I wont even wear something that had mothballs in it,but the reason I am asking is that I know of 2 or 3 older beekeepers personally that still put mothballs in their equipment(drawn comb thats been extracted)when they have them stored.I ask one of them once if that would have any effect on the honey and he said that he sets his equipment out for a couple of days and the smell goes away.I just wondered if it permeates the wax or if it is just a scent that will dissapate.I would not extract it at the same time as the rest of my honey anyway.I've already pulled a couple of hundred pounds of honey off of the hives I bought so what little bit thats in this super wouldnt make a lot of difference.I dont even use chemicals to treat my bees so I'm a little funny about my honey already.Just wondering if I was too paranoid.


----------



## Swobee (May 18, 2007)

Short direct answer - Nothing.
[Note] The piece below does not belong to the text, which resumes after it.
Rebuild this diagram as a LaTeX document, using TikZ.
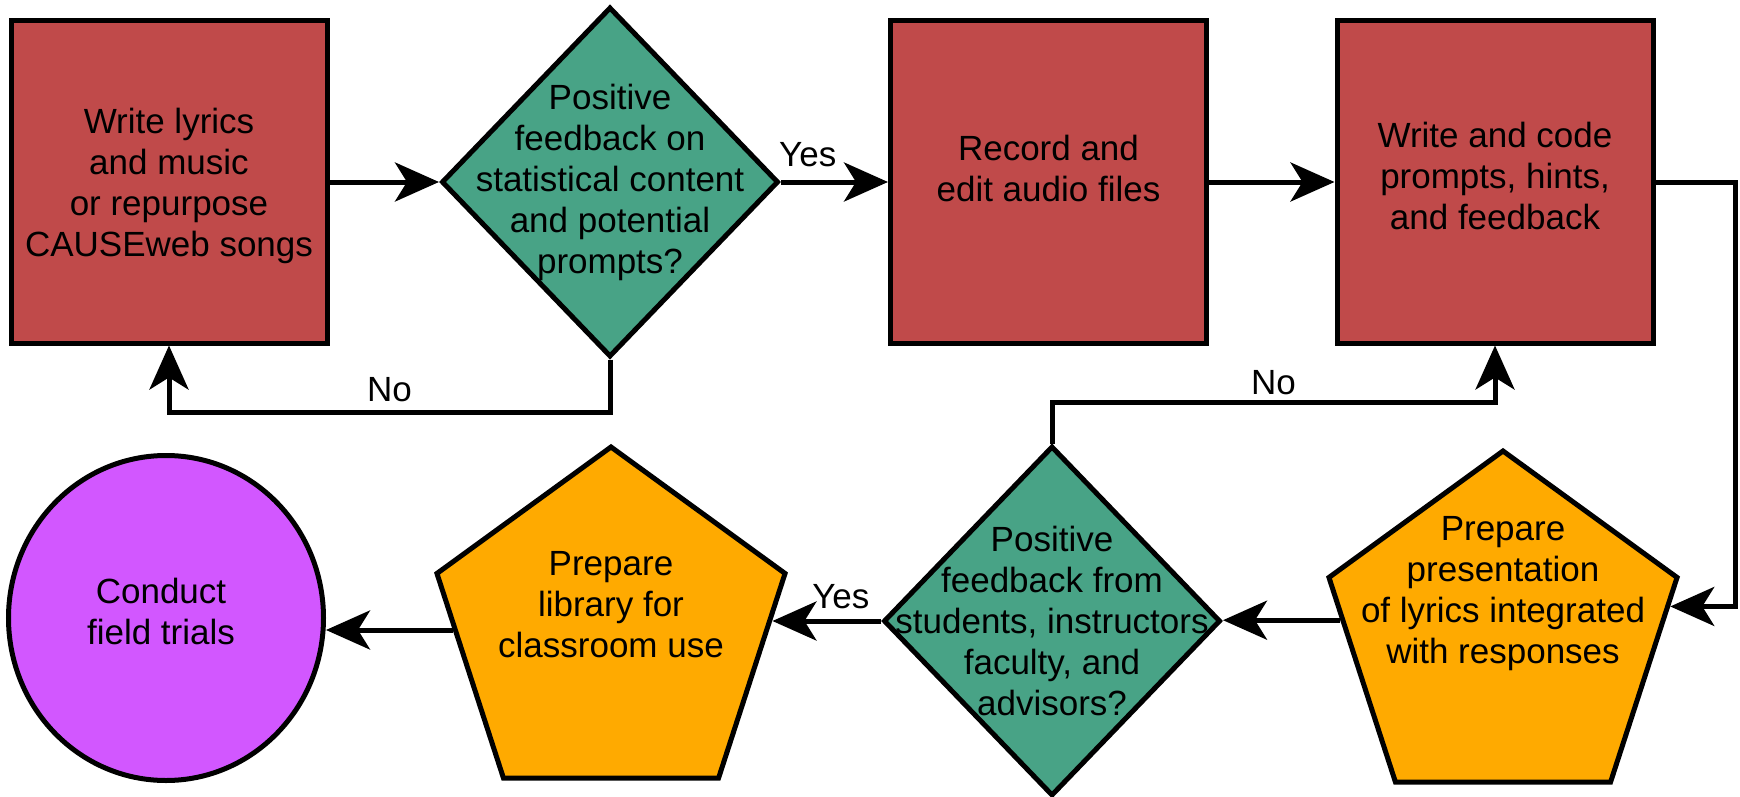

The Naptha compounds will be absorbed by honey and I believe removing those odors is virtually impossible and not worth the bother. It is likely unhealthy to use the honey, I would not. I would pitch it. Mothballs are not to be used around wax and honey products.


----------



## Omie (Nov 10, 2009)

Don't forget that when we 'smell' something, it actually means that we are breathing in minute particles of that substance. The 'smell' on the wax comb is really particles of the toxic mothball chemicals settled into the wax. Consider the honey to have been fumigated. It's contaminated food.
Maybe if you really want to save it bad enough, you should keep it just for your own personal use. =8-o


----------



## oldenglish (Oct 22, 2008)

mothballs should never be used for keeping wax moth out of stored equipment, it absolutley should not be used on stored honey supers. The chemical pesticide in moth balls is toxic to humans if consumed (it will be in the honey) they are also toxic to bees.


----------



## hemichuck (Oct 27, 2009)

Thanks for the answers guys.I was pretty sure that it would be in the honey too.I think I will just toss the whole super so it dont find its way back to my bees.I've seen people use the stuff but always thought it was a questionable practice.I got into all the bees and equipment cheap anyway so this super of honey is not really significant.


----------



## AstroBee (Jan 3, 2003)

It he indeed used Naphthalene, then I would not only throw out the honey, but I would throw out the frames too. If PDB then I'd just throw out the honey.


----------